Error estimates for a vorticity-based velocity-stress formulation of the Stokes eigenvalue problem

TL;DR

This paper introduces a new mixed finite element method for the 2D Stokes eigenvalue problem using stress and velocity, providing error estimates, spectral correctness, and adaptive algorithms validated through numerical tests.

Contribution

It develops a vorticity-based mixed formulation with Nédélec elements, derives convergence and spectral correctness, and proposes an adaptive scheme with an error estimator.

Findings

The method converges with optimal order.

The spectral problem is solved accurately.
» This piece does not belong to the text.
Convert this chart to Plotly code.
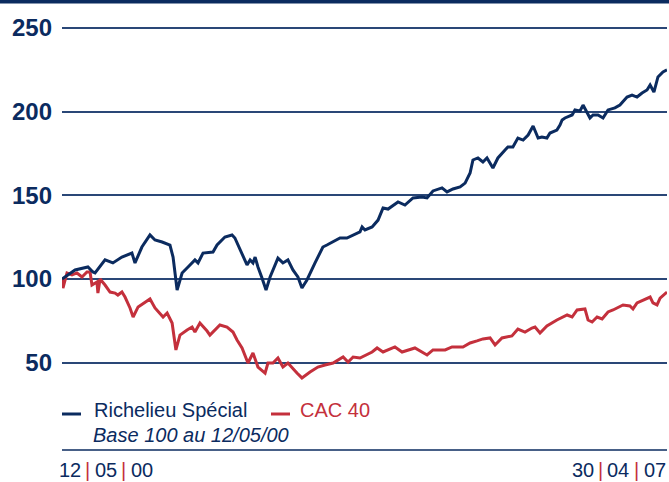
import pandas as pd
import plotly.graph_objects as go

START = "2000-05-12"
END = "2007-04-30"

# Richelieu Spécial (base 100) – days since 12/05/00 and index values
rich_days = [0, 55, 109, 130, 139, 181, 214, 252, 294, 307, 336, 370, 391, 421, 454, 467, 484, 505, 530, 559,
             572, 593, 635, 652, 685, 715, 727, 757, 778, 791, 803, 812, 824, 841, 858, 875, 908, 929, 950, 971,
             992, 1009, 1030, 1064, 1085, 1097, 1114, 1140, 1169, 1198, 1224, 1253, 1262, 1274, 1304, 1329, 1350,
             1371, 1413, 1442, 1476, 1514, 1535, 1560, 1598, 1619, 1644, 1674, 1695, 1716, 1728, 1749, 1770, 1787,
             1812, 1833, 1863, 1875, 1896, 1917, 1939, 1960, 1981, 2002, 2018, 2039, 2052, 2081, 2094, 2103, 2115,
             2145, 2157, 2178, 2191, 2208, 2220, 2233, 2254, 2275, 2296, 2325, 2346, 2376, 2397, 2418, 2439, 2460,
             2473, 2489, 2506, 2527, 2544]
rich_vals = [100.0, 105.4, 107.2, 104.2, 103.6, 111.4, 109.6, 113.1, 115.5, 109.6, 119.1, 126.3, 123.3, 122.1, 120.3,
             113.1, 93.4, 103.6, 107.2, 111.4, 109.6, 115.5, 116.1, 120.3, 125.1, 126.3, 124.5, 115.5, 108.4, 111.4,
             109.6, 113.1, 107.2, 100.6, 93.4, 101.2, 112.5, 109.6, 111.4, 105.4, 101.2, 94.6, 99.4, 109.6, 115.5,
             119.1, 120.3, 122.1, 124.5, 124.5, 126.3, 128.1, 131.1, 129.3, 131.1, 135.2, 142.4, 141.8, 146.0, 144.2,
             148.4, 149.0, 148.4, 152.6, 154.4, 152.0, 153.8, 155.0, 157.3, 163.3, 171.1, 172.3, 169.9, 172.3, 166.3,
             172.3, 177.1, 178.9, 178.9, 184.2, 183.0, 186.0, 191.4, 184.2, 184.8, 184.2, 187.2, 189.0, 192.0, 195.0,
             196.2, 198.0, 201.0, 200.4, 203.9, 199.8, 196.2, 198.0, 198.0, 196.2, 201.0, 202.2, 203.9, 208.7, 209.9,
             208.7, 211.1, 212.9, 215.9, 211.7, 220.7, 223.7, 224.9]

# CAC 40 (base 100)
cac_days = [0, 4, 21, 42, 63, 84, 105, 118, 126, 147, 151, 160, 181, 202, 223, 235, 252, 265, 286, 299, 320, 349,
            370, 391, 425, 442, 463, 479, 496, 526, 547, 559, 580, 610, 622, 664, 694, 719, 736, 757, 782, 803, 824,
            854, 866, 887, 908, 929, 950, 988, 1009, 1043, 1076, 1106, 1140, 1182, 1203, 1224, 1253, 1304, 1325,
            1350, 1400, 1430, 1484, 1535, 1560, 1611, 1640, 1686, 1716, 1745, 1770, 1800, 1821, 1850, 1892, 1917,
            1947, 1976, 1989, 2010, 2039, 2081, 2124, 2145, 2166, 2199, 2212, 2229, 2250, 2271, 2296, 2317, 2359,
            2388, 2401, 2418, 2443, 2473, 2485, 2502, 2515, 2536, 2544]
cac_vals = [100.0, 94.6, 103.6, 102.4, 103.6, 101.2, 104.2, 104.2, 96.4, 98.2, 91.6, 100.0, 96.4, 92.2, 91.6, 90.4,
            92.2, 89.2, 82.7, 77.3, 83.3, 86.3, 88.1, 82.7, 77.3, 79.7, 73.7, 57.6, 66.5, 69.5, 71.3, 68.3, 73.7,
            68.9, 66.5, 72.5, 71.3, 68.3, 63.6, 58.8, 49.8, 55.8, 47.4, 43.8, 49.8, 49.8, 52.8, 47.4, 49.8, 43.8,
            40.9, 44.4, 47.4, 48.6, 49.8, 53.4, 50.4, 53.4, 52.8, 56.4, 58.8, 56.4, 59.4, 56.4, 58.8, 54.6, 57.6,
            57.6, 59.4, 59.4, 61.8, 63.0, 64.2, 64.8, 60.6, 64.8, 66.0, 70.1, 68.3, 70.7, 71.3, 67.7, 71.9, 75.5,
            78.5, 77.3, 81.5, 82.1, 75.5, 74.3, 77.3, 76.1, 80.3, 81.5, 84.5, 83.9, 82.1, 85.7, 87.5, 89.2, 85.7,
            84.5, 88.6, 91.6, 92.2]

y_ticks = [50, 100, 150, 200, 250]
series_names = ["Richelieu Spécial", "CAC 40"]
subtitle = "Base 100 au 12/05/00"
start_label = ["12", "05", "00"]
end_label = ["30", "04", "07"]

NAVY = "#0b2b5f"
RED = "#c4303c"
GRID = "#2a4777"

t0 = pd.Timestamp(START)
rich_x = t0 + pd.to_timedelta(rich_days, unit="D")
cac_x = t0 + pd.to_timedelta(cac_days, unit="D")

fig = go.Figure()
fig.add_trace(go.Scatter(x=cac_x, y=cac_vals, mode="lines", name=series_names[1],
                         line=dict(color=RED, width=3)))
fig.add_trace(go.Scatter(x=rich_x, y=rich_vals, mode="lines", name=series_names[0],
                         line=dict(color=NAVY, width=3)))

# plot area: x 62..667 px, y 10..395 px
L, R, T, B = 62, 2, 10, 87
W = 669 - L - R
H = 482 - T - B


def px(xp):
    return (xp - L) / W


def py(yp):
    return (T + H - yp) / H


fig.update_layout(
    width=669, height=482,
    margin=dict(l=L, r=R, t=T, b=B, autoexpand=False),
    paper_bgcolor="white", plot_bgcolor="white",
    showlegend=False,
    xaxis=dict(range=[START, END], showgrid=False, showticklabels=False, zeroline=False,
               showline=False, ticks=""),
    yaxis=dict(range=[30.7, 260.7], tickvals=y_ticks, ticktext=[str(v) for v in y_ticks],
               showgrid=True, gridcolor=GRID, gridwidth=1.6, zeroline=False, showline=False,
               ticks="", ticklabelstandoff=9,
               tickfont=dict(family="Liberation Sans, Arial", size=24, color=NAVY, weight="bold")),
)

shapes = [
    # top band
    dict(type="rect", xref="paper", yref="paper", x0=px(-5), x1=px(675), y0=py(3.5), y1=py(-5),
         fillcolor=NAVY, line=dict(width=0)),
    # bottom rule
    dict(type="line", xref="paper", yref="paper", x0=px(62), x1=px(667), y0=py(450), y1=py(450),
         line=dict(color=NAVY, width=1.6)),
    # legend swatches
    dict(type="line", xref="paper", yref="paper", x0=px(62), x1=px(81), y0=py(414), y1=py(414),
         line=dict(color=NAVY, width=3)),
    dict(type="line", xref="paper", yref="paper", x0=px(271), x1=px(290), y0=py(414), y1=py(414),
         line=dict(color=RED, width=3)),
]
fig.update_layout(shapes=shapes)

FONT = "Liberation Sans, Arial"

annotations = [
    dict(text=series_names[0], x=px(93), y=py(410), xanchor="left", yanchor="middle",
         font=dict(family=FONT, size=20, color=NAVY)),
    dict(text=series_names[1], x=px(299), y=py(410), xanchor="left", yanchor="middle",
         font=dict(family=FONT, size=20, color=RED)),
    dict(text="<i>" + subtitle + "</i>", x=px(92), y=py(435), xanchor="left", yanchor="middle",
         font=dict(family=FONT, size=20, color=NAVY)),
]

# date labels: digit groups in navy, separators in red
start_centres = [70, 105.5, 142]
end_centres = [582.5, 618, 654.5]
for parts, centres in ((start_label, start_centres), (end_label, end_centres)):
    for i, (txt, cx) in enumerate(zip(parts, centres)):
        annotations.append(dict(text=txt, x=px(cx), y=py(470), xanchor="center", yanchor="middle",
                                font=dict(family=FONT, size=20, color=NAVY)))
        if i < len(parts) - 1:
            sx = (cx + centres[i + 1]) / 2
            annotations.append(dict(text="|", x=px(sx), y=py(470), xanchor="center", yanchor="middle",
                                    font=dict(family=FONT, size=20, color=RED)))

for a in annotations:
    a.update(xref="paper", yref="paper", showarrow=False, borderpad=0)
fig.update_layout(annotations=annotations)

fig.write_html("out.html", config={"displayModeBar": False},
               post_script="document.body.style.margin='0';document.body.style.overflow='hidden';")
The adaptive scheme improves computational efficiency.

Abstract

The aim of this paper is to analyze a mixed formulation for the two dimensional Stokes eigenvalue problem where the unknowns are the stress and the velocity, whereas the pressure can be recovered with a simple postprocess of the stress. The stress tensor is written in terms of the vorticity of the fluid, leading to an alternative mixed formulation that incorporates this physical feature. We propose a mixed numerical method where the stress is approximated with suitable N\'edelec finite elements, whereas the velocity is approximated with piecewise polynomials of degree $k\geq 0$. With the aid of the compact operators theory we derive convergence of the method and spectral correctness. Moreover, we propose a reliable and efficient a posteriori error estimator for our spectral problem. We report numerical tests in different domains, computing the spectrum and convergence orders, together with a computational analysis for the proposed estimator. In addition, we use the corresponding error estimator to drive an adaptive scheme, and we report the results of a numerical test, that allow us to assess the performance of this approach.